Saturday, June 22, 2013

JEWS DEFEAT HITLER! A Book Review

How the Jews Defeated Hitler: Exploding the Myth of Jewish Passivity in the Face of Nazism, by Benjamin Ginsberg.

I'll admit it, I picked up this book in the hope of reading some of the juicy WWII stories to which I am addicted.  It's a conflict that fascinates me particularly because I was brought up in its shadow.  We lived just sixty miles north of London during the Blitz, in a big old rectory that served to house not just our family, but numerous billetees from the armed services (particularly RAF, from the nearby Cranfield airfield) and intelligence: Bletchley Park, of Enigma fame, was a bike ride away.  The Nazi leaders were the super-villains of my youth, and the evil of the Holocaust, known only at the end of hostilities, was the worst of all imaginable atrocities.
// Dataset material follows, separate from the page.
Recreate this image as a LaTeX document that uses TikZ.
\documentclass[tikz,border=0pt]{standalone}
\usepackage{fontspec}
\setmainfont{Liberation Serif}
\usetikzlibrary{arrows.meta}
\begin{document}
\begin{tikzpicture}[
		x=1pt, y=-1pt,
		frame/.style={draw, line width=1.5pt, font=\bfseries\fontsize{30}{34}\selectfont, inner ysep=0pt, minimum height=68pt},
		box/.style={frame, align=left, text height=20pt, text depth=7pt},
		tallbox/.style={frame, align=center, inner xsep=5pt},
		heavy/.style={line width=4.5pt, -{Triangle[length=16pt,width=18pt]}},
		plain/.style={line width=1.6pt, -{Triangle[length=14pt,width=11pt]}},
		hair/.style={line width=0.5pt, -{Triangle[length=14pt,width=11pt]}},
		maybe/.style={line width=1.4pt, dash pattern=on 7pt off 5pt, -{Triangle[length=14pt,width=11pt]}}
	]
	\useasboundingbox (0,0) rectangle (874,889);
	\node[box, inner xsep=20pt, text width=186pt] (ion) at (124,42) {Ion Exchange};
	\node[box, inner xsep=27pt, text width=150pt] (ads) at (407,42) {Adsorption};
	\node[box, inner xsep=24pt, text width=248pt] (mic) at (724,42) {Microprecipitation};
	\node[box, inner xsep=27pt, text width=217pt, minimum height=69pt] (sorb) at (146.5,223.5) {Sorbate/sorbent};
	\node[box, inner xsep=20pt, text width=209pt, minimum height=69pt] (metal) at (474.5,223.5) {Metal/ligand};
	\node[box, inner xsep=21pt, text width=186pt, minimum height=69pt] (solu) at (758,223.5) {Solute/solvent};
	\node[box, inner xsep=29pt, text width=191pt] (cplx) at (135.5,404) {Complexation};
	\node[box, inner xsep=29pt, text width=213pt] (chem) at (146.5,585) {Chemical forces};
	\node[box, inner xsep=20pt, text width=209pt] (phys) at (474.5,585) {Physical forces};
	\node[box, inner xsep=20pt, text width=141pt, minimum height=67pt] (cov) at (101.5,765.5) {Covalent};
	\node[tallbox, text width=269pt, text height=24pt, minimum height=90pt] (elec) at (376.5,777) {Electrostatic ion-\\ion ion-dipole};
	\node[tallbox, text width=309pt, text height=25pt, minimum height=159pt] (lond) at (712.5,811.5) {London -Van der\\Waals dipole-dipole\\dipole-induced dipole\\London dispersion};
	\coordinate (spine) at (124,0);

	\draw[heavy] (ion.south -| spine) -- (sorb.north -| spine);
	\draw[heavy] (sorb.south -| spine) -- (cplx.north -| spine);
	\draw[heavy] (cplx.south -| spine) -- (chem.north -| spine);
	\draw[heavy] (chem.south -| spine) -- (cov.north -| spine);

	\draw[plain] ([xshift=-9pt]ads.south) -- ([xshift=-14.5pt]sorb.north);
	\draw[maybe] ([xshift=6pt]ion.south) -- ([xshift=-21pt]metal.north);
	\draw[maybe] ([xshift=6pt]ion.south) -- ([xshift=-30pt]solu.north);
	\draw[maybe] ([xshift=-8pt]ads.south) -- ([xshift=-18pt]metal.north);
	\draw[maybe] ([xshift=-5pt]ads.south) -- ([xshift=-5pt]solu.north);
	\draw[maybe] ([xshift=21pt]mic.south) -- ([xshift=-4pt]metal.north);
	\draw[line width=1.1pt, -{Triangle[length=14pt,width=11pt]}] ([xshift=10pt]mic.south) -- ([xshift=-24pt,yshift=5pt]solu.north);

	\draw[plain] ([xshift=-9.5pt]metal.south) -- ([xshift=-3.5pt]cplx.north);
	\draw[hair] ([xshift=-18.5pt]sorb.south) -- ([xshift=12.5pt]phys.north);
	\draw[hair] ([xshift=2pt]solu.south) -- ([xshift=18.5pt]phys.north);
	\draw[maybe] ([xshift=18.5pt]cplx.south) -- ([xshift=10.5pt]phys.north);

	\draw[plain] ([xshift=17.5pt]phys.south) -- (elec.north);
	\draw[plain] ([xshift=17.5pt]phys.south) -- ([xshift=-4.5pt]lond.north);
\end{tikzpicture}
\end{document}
All this was real to me, and I was looking for that kind of reality from the book--the nit and grit of real experience, the subversive deeds of defiant partisan resistance, the dangerous work of spies, all that excitement...  If I was disappointed, then, it was due to my own expectations.  Because the book is very largely a compilation of statistical information: the percentage of Jews in such and such an organization, the numbers of weapons delivered to the Soviets from America, and so on.  It lacked the juice and the drama I was looking for.  I found it to be interesting, but it failed to inspire or excite my imagination.  I have no way of evaluating the information it assembles, but assuming it to be reliable, it's an impressive, comprehensive record of the Jewish contribution to the war effort, whether in England and America, the Soviet Union, or the German-occupied territories.  It covers the work of scientists and spies, partisan groups and bureaucrats, in a methodical presentation of the historical facts.
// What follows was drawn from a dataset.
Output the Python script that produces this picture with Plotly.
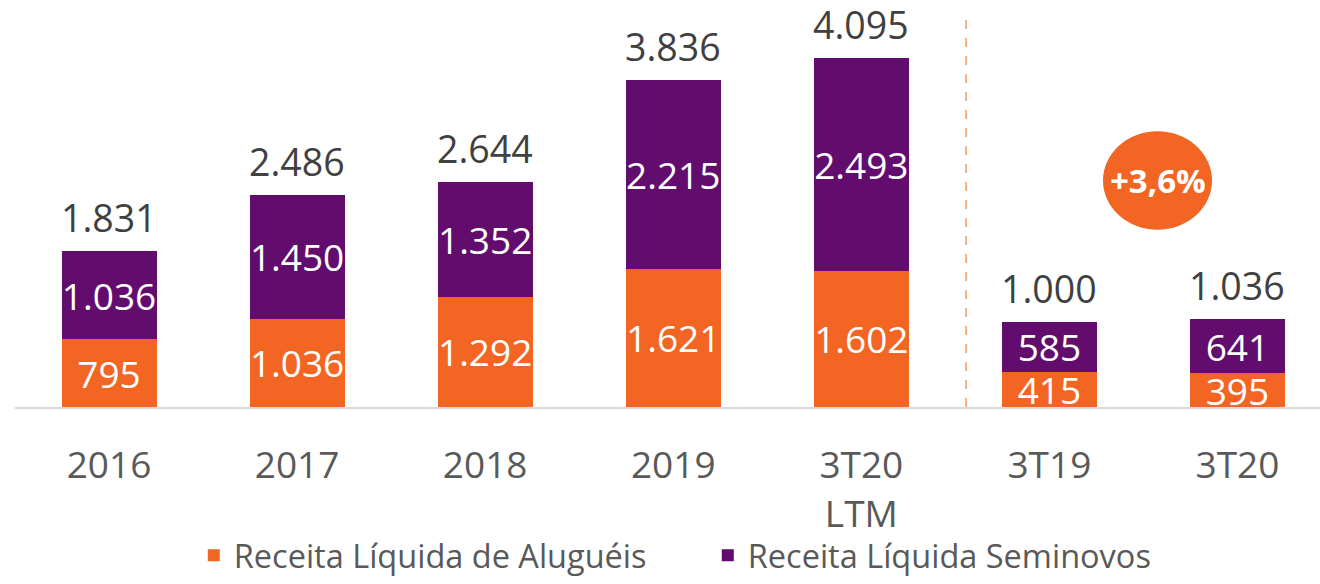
import plotly.graph_objects as go

categories = ["2016", "2017", "2018", "2019", "3T20<br>LTM", "3T19", "3T20"]
alugueis = [795, 1036, 1292, 1621, 1602, 415, 395]
seminovos = [1036, 1450, 1352, 2215, 2493, 585, 641]
totals = [1831, 2486, 2644, 3836, 4095, 1000, 1036]
growth_label = "+3,6%"

def fmt(v):
    return f"{v:,}".replace(",", ".")

ORANGE = "#F26522"
PURPLE = "#620C6E"
FONT = "Open Sans"

x = list(range(len(categories)))

fig = go.Figure()
fig.add_trace(go.Bar(
    x=x, y=alugueis, name="Receita Líquida de Aluguéis",
    marker=dict(color=ORANGE, line=dict(width=0)),
    text=[fmt(v) for v in alugueis], textposition="inside", textangle=0,
    insidetextanchor="middle", constraintext="none",
    textfont=dict(color="white", size=37, family=FONT),
    width=0.505, cliponaxis=False,
))
fig.add_trace(go.Bar(
    x=x, y=seminovos, name="Receita Líquida Seminovos",
    marker=dict(color=PURPLE, line=dict(width=0)),
    text=[fmt(v) for v in seminovos], textposition="inside", textangle=0,
    insidetextanchor="middle", constraintext="none",
    textfont=dict(color="white", size=37, family=FONT),
    width=0.505, cliponaxis=False,
))

for xi, t in zip(x, totals):
    fig.add_annotation(x=xi, y=t, text=fmt(t), showarrow=False,
                       yanchor="bottom", yshift=6,
                       font=dict(size=37.5, color="#404040", family=FONT))

# separator
fig.add_shape(type="line", x0=4.557, x1=4.557, y0=0, y1=4580, xref="x", yref="y",
              line=dict(color="#F4B183", width=2, dash="dash"), layer="below")

# growth circle
fig.add_shape(type="circle", x0=5.285, x1=5.865, y0=2080, y1=3237, xref="x", yref="y",
              fillcolor=ORANGE, line=dict(width=0))
fig.add_annotation(x=5.575, y=2658, text=f"<b>{growth_label}</b>", showarrow=False,
                   font=dict(size=33, color="white", family=FONT))

fig.update_layout(
    barmode="stack",
    width=1320, height=584,
    margin=dict(l=15, r=0, t=0, b=171.3),
    plot_bgcolor="white", paper_bgcolor="white",
    font=dict(family=FONT, color="#595959"),
    showlegend=True,
    legend=dict(orientation="h", x=0.137, xanchor="left", y=-0.365, yanchor="middle",
                traceorder="normal",
                font=dict(size=32.5, color="#595959", family=FONT),
                entrywidth=469, entrywidthmode="pixels", itemsizing="constant"),
)
fig.update_xaxes(
    tickmode="array", tickvals=x, ticktext=categories,
    range=[-0.5, 6.439], showgrid=False, zeroline=False,
    showline=True, linecolor="#D9D9D9", linewidth=2,
    tickfont=dict(size=37, color="#595959", family=FONT),
    ticks="", ticklabelstandoff=25,
)
fig.update_yaxes(range=[0, 4777], visible=False, showgrid=False, zeroline=False)

fig.write_html("out.html", config={"displayModeBar": False},
               post_script="document.body.style.margin='0';document.body.style.overflow='hidden';")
The author, Benjamin Ginsberg, is at pains to make a case that answers those who ask why Jews did not do more to resist Hitler and his followers.  Those who died in the camps, the shtetls and the ghettos, he argues, had little opportunity to offer resistance: unarmed, untrained, they faced ruthless, well trained forces who had no compunction about slaughtering those who stood up to them.  Only those Jews who escaped the slaughter--most of them in the years before the war--were in a position to contribute to the war effort; and indeed, as Ginsberg amply demonstrates, their work as an international diaspora was in many ways indispensable to the defeat of Hitler and Nazism.

By far the most passionately argued part of the book, however, is the concluding passage devoted to "Aftermath and Afterward: From Tragedy to Farce," in which Ginsberg assails the anti-Semitism that persisted, despite the Holocaust, in the years that followed the war, and continues into our own time.  He is particularly incensed by the antagonism of "the Left," both here in America and in Europe, provoked principally by Islamists and their intellectual allies, united in their hatred for the state of Israel.  I see this as further tragedy, not farce.  And however much truth there may be to Ginsberg's arguments, they seem misplaced in the context of his book's ostensible theme--and indeed, by the time we reach the end, seem almost to have replaced it with a new one.

So passionate and prolonged is this epilogue, the reader is left to wonder whether it was not the author's true purpose at the outset.  I personally don't for one moment question that anti-Semitism is an evil that should, by now, have been eradicated from the realm of human prejudice--along with all other forms of racism and irrational hatred.  But Ginsberg allows his concluding screed, which constitutes a good quarter of his text, to become the tail that wags the dog.  Forgive the extended metaphor, but I wish he had instead put a bit more meat on the bone he started out with.